Taking care with asthma

When you have a long-term condition, it’s important to take care of yourself and follow the advice of your clinicians so you can prevent your condition from worsening or getting complications. This guide will help you to know what you should be doing, and what to do if you start feeling worse. Our aim is to ensure that you get the care you need, when you need it. We want you to be able to look after yourself and know your warning signs, so that you don’t end up in an emergency situation.

Things you can do to help yourself

If you have asthma, things you can do to help include:

  • using your inhaler correctly – Asthma + Lung UK has information about using your inhaler, and you can ask a nurse or GP practice for advice if you’re still not sure. There is also an App which raises awareness about correct techniques of using an inhaler – MySpira | Augmented Reality Asthma Training App
  • using your preventer inhaler or tablets every day – this can help keep your symptoms under control and prevent asthma attacks
  • checking before taking other medicines – always check the packet to see if a medicine is suitable for someone with asthma, and ask a pharmacist, doctor or nurse if you’re not sure
  • not smoking – stopping smoking can significantly reduce the severity and frequency of asthma symptoms
  • exercising regularly – exercise should not trigger your symptoms once you’re on appropriate treatment; Asthma + Lung
    UK has advice about keeping active with asthma
  • eating healthily – most people with asthma can have a normal diet
  • getting vaccinated – it’s a good idea to be up to date on any vaccinations you are eligible for such as the COVID-19 vaccination, the annual flu jab and the one-off pneumococcal vaccination.

Cold weather

Cold weather is a common trigger for asthma symptoms. There are things you can do to help control your symptoms in the cold:

  • carry your reliever inhaler with you at all times and keep taking your regular preventer inhaler as prescribed
  • if you need to use your inhaler more than usual, speak to your doctor about reviewing your treatment
  • keep warm and dry – wear gloves, a scarf and a hat, and try to heat rooms you spend a lot of time in, such as the living room or bedroom, to at least 18°C. There is information on Essex County Council and Suffolk County Council websites for advice about ways to make homes cheaper to heat.
  • wrap a scarf loosely over your nose and mouth – this will help warm up the air before you breathe it
  • try breathing in through your nose instead of your mouth – your nose warms the air as you breathe


While there is currently no cure for asthma, there are a number of treatments that can help control the condition. Most asthma treatments are taken using an inhaler, a small device that delivers a spray or powder medicine to your lungs as you breathe in.

The main treatments are:

  • identifying and avoiding asthma triggers if possible
  • reliever inhalers – inhalers used when needed to quickly relieve asthma symptoms for a short time
  • preventer inhalers – inhalers used regularly every day to reduce the inflammation in the breathing tubes, which prevents asthma symptoms occurring

You’ll usually draw up a personal action plan with your doctor or asthma nurse. This will include information about your medicines, how to monitor your condition and what to do if you have an asthma attack.
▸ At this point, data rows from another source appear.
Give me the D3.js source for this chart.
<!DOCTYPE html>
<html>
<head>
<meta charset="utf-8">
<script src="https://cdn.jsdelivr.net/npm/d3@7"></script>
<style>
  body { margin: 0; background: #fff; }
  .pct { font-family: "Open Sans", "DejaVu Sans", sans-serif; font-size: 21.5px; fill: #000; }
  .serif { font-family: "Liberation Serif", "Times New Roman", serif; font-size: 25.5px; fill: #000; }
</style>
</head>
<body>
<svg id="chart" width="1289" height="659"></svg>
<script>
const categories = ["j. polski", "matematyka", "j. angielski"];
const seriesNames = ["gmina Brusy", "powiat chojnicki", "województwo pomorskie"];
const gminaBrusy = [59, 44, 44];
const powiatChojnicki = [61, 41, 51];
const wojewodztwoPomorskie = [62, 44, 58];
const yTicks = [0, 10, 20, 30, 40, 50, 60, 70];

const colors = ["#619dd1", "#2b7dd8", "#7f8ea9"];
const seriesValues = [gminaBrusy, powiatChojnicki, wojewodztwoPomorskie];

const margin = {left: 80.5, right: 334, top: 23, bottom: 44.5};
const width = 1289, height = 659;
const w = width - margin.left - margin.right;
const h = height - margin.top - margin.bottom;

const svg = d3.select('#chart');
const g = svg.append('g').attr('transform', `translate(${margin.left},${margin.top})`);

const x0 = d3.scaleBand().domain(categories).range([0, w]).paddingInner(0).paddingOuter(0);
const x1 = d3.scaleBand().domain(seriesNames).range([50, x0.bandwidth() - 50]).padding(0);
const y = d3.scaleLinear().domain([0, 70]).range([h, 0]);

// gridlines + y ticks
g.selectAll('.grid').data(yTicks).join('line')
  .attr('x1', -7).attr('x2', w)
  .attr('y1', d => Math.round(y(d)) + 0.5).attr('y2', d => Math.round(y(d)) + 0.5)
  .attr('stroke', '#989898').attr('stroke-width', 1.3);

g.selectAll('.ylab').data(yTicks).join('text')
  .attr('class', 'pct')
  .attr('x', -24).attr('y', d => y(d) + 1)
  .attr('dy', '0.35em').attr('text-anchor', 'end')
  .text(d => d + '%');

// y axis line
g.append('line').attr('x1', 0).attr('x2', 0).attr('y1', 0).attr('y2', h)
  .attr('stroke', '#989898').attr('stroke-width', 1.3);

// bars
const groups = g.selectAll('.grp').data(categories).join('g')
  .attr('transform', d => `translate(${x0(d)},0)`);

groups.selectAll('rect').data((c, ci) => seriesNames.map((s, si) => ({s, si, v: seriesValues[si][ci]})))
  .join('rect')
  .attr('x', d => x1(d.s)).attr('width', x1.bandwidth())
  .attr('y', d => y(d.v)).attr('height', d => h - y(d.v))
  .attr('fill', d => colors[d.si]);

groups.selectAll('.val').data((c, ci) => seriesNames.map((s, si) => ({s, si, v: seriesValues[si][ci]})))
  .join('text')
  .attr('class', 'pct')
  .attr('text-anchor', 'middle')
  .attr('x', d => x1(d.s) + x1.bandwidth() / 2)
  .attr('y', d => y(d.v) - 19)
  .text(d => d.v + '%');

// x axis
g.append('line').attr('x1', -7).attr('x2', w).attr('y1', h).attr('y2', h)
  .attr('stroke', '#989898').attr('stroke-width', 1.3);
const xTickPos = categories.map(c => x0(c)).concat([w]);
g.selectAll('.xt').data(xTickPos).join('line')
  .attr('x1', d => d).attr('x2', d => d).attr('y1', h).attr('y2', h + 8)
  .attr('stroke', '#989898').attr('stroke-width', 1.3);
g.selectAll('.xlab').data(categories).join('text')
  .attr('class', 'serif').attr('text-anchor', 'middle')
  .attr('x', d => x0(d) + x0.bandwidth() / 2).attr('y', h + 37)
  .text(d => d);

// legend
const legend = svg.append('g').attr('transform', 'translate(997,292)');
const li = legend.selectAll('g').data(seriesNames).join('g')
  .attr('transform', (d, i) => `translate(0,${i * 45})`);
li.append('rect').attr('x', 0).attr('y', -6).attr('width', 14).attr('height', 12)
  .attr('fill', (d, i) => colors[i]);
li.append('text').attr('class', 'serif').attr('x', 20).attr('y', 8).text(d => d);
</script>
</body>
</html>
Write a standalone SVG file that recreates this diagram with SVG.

If you do not have an action plan, please review your GP record online or ask your asthma team at your next review.

When to get medical advice

Please make sure you are familiar with your action plan and understand what it means for you. If you feel that your asthma is getting worse, as well as referring to your action plan, you should follow the instructions outlined on the plan.

Only attend A&E if you are having significant difficulty breathing and your reliever inhalers are not working.

Please make sure you have adequate supplies of medication and monitor weather forecasts at regular intervals. If there are instances of bad weather, please arrange for a relative or a friend to collect your medication on your behalf.

Remember you can access healthcare services 24 hours a day, seven days a week. If there is an urgent need, you can obtain medical advice by visiting 111 online – 111.nhs.uk – or phoning NHS 111.